- Instructions for the task
Line by line, repeat the data below exactly, beginning at the first line and ending at the line with "0.125, 0.1575, 0.25, 0.397, 0.63, 1.0]". Omit pictures.
═════ Stored rows
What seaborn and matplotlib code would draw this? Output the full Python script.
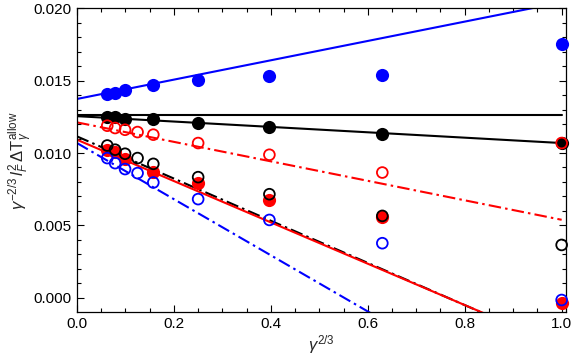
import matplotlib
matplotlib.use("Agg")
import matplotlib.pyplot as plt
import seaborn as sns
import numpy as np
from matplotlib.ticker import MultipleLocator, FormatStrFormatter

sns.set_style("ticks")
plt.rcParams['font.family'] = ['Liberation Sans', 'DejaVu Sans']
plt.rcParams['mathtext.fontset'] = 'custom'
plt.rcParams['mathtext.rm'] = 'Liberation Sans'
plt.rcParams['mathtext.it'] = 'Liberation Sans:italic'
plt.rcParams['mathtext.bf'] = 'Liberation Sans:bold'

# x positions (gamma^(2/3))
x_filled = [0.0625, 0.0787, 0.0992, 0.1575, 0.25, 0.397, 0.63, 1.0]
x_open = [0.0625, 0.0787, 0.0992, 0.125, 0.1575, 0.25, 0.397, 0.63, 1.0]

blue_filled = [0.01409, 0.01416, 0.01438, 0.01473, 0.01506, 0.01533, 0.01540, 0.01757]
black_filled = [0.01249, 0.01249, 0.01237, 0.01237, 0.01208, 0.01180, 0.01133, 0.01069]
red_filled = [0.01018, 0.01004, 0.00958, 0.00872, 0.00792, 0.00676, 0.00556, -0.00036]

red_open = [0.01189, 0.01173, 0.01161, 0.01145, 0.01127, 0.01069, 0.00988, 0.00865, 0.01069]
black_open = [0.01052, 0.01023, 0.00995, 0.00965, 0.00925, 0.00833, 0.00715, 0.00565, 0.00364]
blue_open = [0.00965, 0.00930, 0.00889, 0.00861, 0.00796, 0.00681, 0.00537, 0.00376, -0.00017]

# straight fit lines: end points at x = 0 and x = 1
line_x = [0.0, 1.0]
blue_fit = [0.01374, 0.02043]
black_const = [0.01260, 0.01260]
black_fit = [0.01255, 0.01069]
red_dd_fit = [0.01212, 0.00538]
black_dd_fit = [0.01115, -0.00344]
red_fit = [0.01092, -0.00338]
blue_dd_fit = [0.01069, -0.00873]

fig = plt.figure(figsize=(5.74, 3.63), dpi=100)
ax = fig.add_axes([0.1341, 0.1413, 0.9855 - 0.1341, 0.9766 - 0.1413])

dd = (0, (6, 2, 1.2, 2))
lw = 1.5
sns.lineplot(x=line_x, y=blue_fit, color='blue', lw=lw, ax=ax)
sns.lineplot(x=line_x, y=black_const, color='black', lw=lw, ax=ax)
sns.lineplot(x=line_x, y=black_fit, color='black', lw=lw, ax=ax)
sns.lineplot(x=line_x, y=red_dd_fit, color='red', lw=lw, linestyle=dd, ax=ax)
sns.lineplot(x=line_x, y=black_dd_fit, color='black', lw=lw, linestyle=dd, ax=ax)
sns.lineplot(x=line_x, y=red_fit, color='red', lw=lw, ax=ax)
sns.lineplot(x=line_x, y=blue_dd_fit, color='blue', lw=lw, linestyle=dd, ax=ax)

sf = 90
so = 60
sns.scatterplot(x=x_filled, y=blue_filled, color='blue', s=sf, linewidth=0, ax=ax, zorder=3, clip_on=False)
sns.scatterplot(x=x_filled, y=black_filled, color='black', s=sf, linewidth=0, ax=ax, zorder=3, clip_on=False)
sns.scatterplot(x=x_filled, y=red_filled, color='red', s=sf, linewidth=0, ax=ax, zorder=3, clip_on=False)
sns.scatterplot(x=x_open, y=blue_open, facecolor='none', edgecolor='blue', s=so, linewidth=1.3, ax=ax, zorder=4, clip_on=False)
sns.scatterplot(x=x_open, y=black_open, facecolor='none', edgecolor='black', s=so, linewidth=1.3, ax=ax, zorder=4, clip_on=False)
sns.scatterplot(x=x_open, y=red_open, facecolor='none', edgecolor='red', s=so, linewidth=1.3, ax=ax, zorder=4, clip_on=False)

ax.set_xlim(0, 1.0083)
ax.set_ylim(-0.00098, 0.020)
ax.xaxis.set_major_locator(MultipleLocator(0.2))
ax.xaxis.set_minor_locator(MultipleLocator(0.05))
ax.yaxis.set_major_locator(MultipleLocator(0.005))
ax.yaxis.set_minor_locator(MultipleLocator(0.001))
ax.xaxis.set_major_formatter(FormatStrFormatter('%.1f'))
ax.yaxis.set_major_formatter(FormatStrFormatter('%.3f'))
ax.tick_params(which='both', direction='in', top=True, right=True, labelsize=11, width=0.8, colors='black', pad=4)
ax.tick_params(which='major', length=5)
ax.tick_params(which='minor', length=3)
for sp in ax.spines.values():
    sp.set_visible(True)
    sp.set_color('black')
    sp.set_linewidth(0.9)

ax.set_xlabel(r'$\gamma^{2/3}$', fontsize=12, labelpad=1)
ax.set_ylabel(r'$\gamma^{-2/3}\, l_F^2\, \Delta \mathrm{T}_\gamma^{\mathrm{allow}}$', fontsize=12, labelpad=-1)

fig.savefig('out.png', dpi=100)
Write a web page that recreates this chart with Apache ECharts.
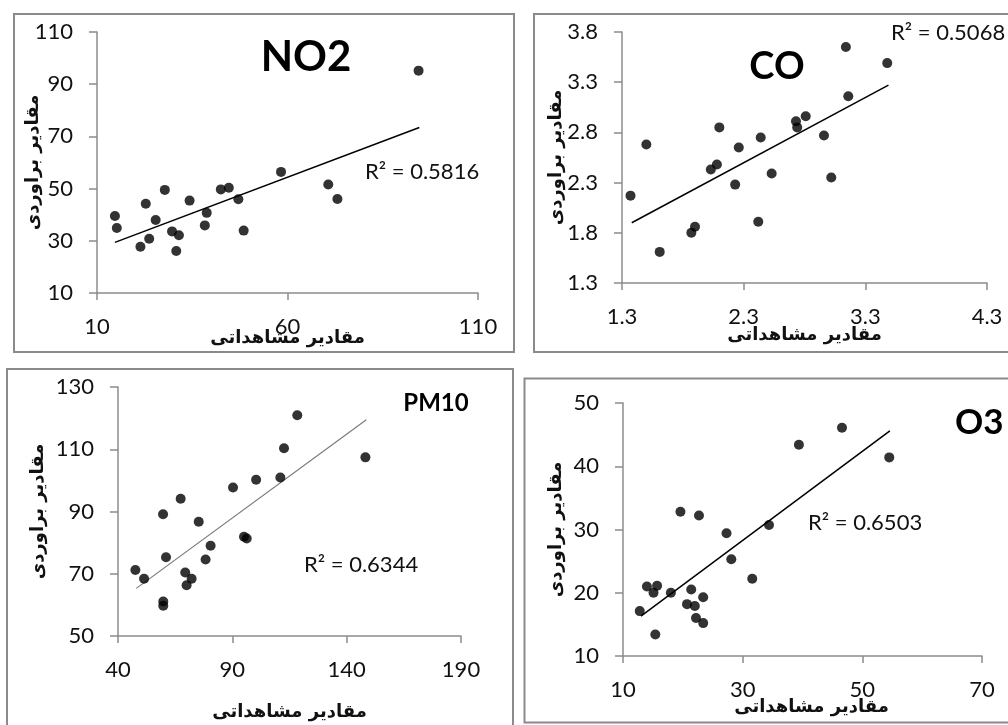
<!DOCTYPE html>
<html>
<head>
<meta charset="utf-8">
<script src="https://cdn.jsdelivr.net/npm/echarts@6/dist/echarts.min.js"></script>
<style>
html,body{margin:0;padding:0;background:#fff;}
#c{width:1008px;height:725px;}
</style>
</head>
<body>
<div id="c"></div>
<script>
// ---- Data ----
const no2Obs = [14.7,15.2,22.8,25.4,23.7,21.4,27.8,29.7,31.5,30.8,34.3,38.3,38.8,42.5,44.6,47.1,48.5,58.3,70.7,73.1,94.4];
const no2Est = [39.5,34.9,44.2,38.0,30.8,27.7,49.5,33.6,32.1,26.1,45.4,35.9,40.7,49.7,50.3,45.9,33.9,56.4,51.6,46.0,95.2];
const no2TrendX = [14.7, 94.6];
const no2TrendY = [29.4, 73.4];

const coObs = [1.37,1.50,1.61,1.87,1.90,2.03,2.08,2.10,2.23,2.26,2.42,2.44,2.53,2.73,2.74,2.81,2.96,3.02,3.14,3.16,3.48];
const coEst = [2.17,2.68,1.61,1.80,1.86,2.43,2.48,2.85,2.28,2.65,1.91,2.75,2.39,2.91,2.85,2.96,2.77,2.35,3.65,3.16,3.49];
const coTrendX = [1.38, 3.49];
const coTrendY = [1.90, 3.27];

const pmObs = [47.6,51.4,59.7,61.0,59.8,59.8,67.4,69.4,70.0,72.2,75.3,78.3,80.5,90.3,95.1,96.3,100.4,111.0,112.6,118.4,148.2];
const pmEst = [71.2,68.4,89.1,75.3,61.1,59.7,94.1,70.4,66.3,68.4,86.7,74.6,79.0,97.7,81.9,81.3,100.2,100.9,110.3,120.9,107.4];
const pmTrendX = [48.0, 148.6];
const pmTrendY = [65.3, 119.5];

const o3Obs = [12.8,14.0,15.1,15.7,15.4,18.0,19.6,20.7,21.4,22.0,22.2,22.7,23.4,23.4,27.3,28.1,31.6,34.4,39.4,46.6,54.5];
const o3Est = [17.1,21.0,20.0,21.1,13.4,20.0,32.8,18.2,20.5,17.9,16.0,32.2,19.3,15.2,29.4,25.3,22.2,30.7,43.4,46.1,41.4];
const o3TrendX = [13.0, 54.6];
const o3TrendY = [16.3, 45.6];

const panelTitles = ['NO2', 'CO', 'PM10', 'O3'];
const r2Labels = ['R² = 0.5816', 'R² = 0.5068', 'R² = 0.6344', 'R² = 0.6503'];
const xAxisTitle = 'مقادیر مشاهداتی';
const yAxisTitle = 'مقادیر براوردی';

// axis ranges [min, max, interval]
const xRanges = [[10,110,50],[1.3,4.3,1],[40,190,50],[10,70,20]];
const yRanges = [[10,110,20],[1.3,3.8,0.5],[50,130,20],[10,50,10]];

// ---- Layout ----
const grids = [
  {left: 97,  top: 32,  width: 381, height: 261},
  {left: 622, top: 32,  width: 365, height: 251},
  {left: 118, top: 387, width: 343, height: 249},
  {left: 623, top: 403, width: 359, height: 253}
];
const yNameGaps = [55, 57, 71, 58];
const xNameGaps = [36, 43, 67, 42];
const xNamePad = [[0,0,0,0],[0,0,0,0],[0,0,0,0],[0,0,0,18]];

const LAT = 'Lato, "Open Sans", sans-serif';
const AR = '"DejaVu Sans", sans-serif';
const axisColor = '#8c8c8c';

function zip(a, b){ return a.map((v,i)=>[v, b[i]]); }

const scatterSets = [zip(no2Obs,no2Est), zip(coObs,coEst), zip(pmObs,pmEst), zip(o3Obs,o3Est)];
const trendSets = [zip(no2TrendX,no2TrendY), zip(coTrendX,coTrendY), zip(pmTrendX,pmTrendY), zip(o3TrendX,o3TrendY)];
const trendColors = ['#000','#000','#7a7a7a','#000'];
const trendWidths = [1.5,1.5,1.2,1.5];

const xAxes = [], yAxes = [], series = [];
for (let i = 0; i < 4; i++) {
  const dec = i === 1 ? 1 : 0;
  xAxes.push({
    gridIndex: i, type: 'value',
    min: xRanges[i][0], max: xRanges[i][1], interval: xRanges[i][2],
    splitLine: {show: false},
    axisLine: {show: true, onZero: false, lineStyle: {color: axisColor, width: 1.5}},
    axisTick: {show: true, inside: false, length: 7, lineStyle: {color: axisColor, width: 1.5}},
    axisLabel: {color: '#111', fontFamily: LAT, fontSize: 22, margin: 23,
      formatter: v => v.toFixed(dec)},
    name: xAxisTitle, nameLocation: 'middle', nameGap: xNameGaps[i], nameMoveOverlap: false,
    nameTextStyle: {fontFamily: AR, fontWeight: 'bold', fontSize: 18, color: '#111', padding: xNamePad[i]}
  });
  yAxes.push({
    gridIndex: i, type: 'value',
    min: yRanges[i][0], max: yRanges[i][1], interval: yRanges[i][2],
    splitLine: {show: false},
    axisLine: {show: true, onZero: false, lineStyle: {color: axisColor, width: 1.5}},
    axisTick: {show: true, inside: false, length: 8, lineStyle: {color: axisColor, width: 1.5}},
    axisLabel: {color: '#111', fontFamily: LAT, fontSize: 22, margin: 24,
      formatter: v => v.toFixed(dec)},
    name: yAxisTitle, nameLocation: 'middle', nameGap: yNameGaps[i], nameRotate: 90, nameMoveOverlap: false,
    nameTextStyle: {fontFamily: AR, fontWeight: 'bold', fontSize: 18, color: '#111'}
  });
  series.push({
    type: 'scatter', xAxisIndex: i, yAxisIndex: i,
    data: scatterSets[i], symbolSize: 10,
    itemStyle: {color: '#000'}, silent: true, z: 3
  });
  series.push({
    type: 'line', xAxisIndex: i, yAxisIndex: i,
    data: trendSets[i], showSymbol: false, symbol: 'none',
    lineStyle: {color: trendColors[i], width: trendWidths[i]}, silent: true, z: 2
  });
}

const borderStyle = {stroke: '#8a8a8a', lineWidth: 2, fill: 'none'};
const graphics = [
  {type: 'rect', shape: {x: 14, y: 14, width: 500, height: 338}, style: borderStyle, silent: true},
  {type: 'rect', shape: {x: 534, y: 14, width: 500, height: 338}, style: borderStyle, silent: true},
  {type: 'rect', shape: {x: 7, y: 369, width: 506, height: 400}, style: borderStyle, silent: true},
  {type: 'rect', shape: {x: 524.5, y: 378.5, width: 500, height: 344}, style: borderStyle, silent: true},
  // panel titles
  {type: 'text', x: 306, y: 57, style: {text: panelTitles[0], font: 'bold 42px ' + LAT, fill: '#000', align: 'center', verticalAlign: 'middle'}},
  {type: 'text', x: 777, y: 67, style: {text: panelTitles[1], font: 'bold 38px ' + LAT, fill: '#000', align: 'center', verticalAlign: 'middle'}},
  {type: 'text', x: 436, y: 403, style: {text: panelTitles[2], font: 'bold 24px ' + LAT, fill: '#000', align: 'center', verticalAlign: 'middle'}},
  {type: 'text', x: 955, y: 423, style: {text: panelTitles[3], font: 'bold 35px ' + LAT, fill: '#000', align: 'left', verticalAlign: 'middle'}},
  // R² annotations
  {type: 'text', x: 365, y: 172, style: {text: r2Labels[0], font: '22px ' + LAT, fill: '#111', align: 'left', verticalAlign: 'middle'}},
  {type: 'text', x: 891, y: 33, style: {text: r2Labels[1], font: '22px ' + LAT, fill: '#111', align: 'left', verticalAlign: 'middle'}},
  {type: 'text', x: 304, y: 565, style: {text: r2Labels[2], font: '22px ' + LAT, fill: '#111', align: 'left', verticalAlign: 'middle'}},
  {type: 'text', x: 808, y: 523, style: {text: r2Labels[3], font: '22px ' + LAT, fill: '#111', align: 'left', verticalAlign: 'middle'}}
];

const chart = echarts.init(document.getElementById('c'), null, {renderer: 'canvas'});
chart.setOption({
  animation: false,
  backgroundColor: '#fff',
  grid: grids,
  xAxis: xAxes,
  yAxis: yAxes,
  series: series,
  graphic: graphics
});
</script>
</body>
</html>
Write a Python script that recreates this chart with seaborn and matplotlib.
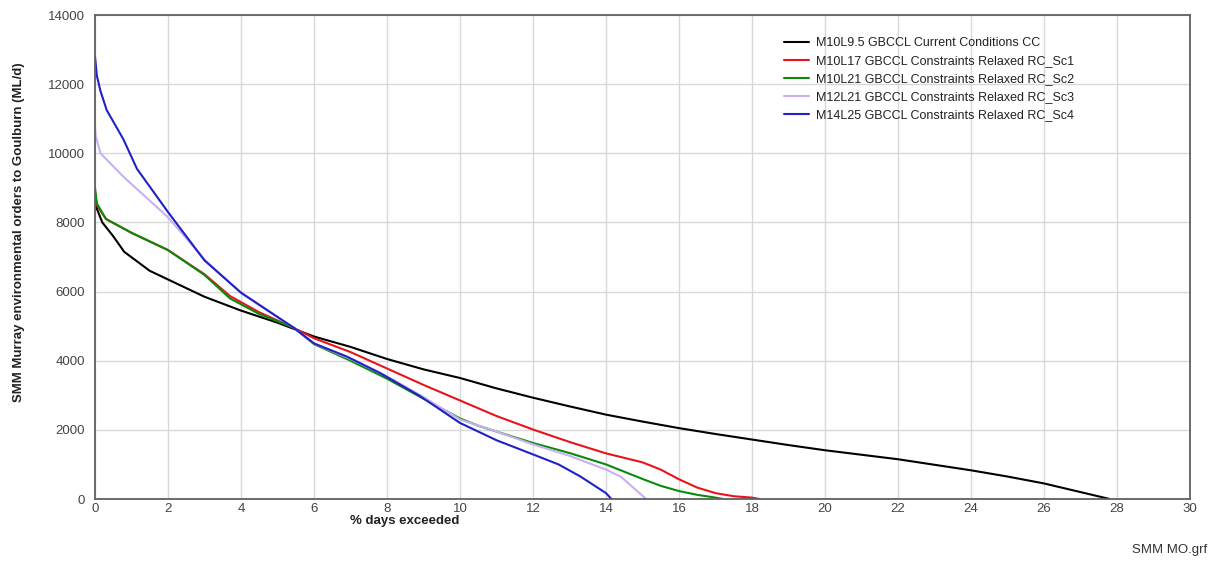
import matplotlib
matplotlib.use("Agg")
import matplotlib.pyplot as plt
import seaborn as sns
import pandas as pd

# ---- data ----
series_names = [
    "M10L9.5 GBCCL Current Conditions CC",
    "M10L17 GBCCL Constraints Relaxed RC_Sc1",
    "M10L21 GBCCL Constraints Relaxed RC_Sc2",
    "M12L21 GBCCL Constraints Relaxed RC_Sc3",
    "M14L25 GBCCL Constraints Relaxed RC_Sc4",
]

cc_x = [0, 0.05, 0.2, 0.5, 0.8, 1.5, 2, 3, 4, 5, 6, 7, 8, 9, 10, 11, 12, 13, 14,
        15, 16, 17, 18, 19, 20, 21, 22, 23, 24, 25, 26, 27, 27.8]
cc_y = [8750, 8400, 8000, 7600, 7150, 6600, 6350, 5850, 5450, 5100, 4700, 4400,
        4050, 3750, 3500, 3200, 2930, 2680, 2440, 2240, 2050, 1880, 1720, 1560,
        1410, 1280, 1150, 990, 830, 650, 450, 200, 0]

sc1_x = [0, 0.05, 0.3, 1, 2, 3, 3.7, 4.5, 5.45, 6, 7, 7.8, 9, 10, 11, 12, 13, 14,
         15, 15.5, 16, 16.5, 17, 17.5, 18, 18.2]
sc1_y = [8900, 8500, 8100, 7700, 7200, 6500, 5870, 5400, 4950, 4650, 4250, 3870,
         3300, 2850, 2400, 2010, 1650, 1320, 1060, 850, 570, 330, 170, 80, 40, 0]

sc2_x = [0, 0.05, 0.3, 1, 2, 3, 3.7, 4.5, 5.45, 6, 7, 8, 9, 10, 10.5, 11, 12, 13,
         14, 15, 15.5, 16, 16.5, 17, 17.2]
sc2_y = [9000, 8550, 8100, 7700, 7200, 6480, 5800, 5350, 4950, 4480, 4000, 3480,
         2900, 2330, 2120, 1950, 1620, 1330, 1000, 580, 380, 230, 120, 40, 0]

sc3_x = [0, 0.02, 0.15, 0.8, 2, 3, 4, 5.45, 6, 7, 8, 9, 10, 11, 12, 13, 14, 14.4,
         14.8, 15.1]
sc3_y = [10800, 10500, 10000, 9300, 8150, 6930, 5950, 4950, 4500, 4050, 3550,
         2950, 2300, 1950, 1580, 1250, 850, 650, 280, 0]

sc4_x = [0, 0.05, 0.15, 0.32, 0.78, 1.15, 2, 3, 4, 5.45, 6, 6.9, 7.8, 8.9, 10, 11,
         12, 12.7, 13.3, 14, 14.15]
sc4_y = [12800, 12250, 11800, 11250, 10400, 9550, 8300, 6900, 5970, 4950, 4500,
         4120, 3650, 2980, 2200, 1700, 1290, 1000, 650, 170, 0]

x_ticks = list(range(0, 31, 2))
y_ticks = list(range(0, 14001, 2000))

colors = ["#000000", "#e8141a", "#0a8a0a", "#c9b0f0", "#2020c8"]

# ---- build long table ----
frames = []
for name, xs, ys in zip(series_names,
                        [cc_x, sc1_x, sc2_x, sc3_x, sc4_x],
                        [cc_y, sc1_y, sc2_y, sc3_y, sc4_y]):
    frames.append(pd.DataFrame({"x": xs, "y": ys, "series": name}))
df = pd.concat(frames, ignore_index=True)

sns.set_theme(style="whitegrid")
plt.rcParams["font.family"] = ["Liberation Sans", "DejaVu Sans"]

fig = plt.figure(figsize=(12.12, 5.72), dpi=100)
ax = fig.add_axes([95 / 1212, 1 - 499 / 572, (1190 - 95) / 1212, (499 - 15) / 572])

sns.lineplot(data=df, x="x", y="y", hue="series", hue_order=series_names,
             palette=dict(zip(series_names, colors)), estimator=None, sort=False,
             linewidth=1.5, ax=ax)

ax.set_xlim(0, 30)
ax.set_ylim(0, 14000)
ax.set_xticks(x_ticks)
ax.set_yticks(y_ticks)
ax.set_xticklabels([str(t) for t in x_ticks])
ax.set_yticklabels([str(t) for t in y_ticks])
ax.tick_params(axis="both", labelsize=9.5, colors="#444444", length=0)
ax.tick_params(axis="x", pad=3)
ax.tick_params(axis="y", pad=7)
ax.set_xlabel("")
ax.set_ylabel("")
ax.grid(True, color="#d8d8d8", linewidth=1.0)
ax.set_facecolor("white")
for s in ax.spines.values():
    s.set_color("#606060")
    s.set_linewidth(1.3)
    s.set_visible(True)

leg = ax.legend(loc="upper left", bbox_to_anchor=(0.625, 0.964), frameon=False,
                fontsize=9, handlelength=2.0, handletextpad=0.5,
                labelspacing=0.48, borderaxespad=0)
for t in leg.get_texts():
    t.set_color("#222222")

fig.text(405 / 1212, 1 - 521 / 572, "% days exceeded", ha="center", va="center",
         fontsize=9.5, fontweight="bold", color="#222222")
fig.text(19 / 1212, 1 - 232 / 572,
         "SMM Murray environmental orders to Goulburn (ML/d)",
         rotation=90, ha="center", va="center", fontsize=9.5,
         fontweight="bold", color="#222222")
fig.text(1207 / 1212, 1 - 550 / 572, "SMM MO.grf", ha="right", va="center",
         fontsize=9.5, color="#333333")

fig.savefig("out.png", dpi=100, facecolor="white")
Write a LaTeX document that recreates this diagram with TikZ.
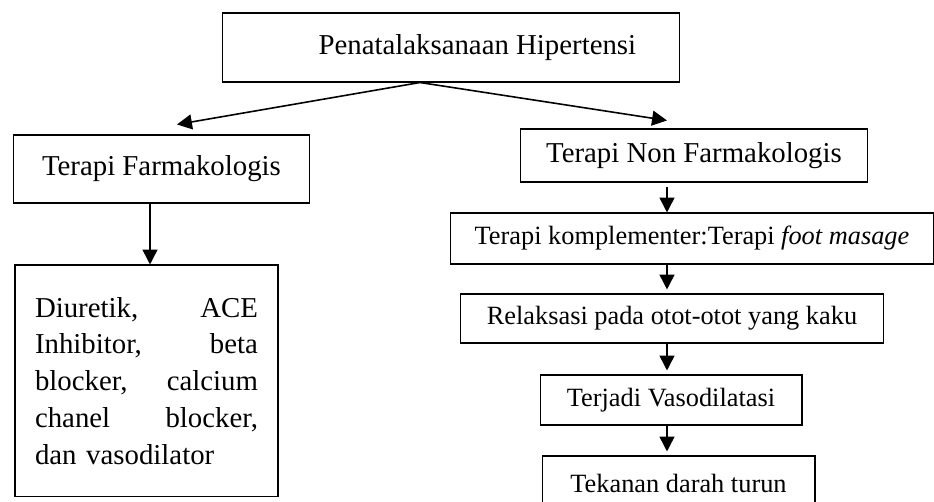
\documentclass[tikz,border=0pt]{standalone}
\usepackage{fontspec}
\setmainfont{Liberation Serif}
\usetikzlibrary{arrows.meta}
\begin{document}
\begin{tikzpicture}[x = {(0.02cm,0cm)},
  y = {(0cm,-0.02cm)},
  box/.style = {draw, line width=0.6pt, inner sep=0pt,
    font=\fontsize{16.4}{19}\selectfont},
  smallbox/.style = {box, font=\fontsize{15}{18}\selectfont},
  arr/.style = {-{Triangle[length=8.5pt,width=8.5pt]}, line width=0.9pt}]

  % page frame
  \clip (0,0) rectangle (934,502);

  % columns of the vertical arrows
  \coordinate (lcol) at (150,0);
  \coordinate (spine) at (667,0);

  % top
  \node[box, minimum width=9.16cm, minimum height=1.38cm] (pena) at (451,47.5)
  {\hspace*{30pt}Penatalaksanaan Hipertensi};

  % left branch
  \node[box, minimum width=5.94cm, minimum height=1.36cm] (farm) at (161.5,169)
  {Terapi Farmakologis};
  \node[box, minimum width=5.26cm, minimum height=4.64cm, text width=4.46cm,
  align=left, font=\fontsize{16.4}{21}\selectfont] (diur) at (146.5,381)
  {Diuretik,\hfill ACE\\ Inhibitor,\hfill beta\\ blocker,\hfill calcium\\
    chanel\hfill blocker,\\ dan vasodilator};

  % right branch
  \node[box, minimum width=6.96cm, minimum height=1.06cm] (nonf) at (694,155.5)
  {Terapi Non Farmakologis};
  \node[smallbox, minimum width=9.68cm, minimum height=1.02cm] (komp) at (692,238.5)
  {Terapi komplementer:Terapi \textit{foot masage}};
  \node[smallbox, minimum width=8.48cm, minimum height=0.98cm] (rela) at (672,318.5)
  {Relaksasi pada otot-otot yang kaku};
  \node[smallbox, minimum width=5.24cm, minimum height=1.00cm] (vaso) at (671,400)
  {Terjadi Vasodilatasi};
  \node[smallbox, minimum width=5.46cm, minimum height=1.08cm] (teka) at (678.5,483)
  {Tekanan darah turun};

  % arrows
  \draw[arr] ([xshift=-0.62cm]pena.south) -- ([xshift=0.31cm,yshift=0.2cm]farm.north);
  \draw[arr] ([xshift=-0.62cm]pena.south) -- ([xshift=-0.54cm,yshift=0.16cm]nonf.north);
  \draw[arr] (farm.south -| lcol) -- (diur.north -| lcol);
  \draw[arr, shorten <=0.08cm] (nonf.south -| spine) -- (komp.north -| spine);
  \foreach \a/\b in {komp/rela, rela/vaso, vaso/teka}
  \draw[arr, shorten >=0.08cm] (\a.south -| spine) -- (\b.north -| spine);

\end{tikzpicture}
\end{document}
══════════
- Exercise response
What seaborn and matplotlib code would draw this? Output the full Python script.
import matplotlib
matplotlib.use("Agg")
import matplotlib.pyplot as plt
import seaborn as sns
import numpy as np
from matplotlib.ticker import MultipleLocator, FormatStrFormatter

sns.set_style("ticks")
plt.rcParams['font.family'] = ['Liberation Sans', 'DejaVu Sans']
plt.rcParams['mathtext.fontset'] = 'custom'
plt.rcParams['mathtext.rm'] = 'Liberation Sans'
plt.rcParams['mathtext.it'] = 'Liberation Sans:italic'
plt.rcParams['mathtext.bf'] = 'Liberation Sans:bold'

# x positions (gamma^(2/3))
x_filled = [0.0625, 0.0787, 0.0992, 0.1575, 0.25, 0.397, 0.63, 1.0]
x_open = [0.0625, 0.0787, 0.0992, 0.125, 0.1575, 0.25, 0.397, 0.63, 1.0]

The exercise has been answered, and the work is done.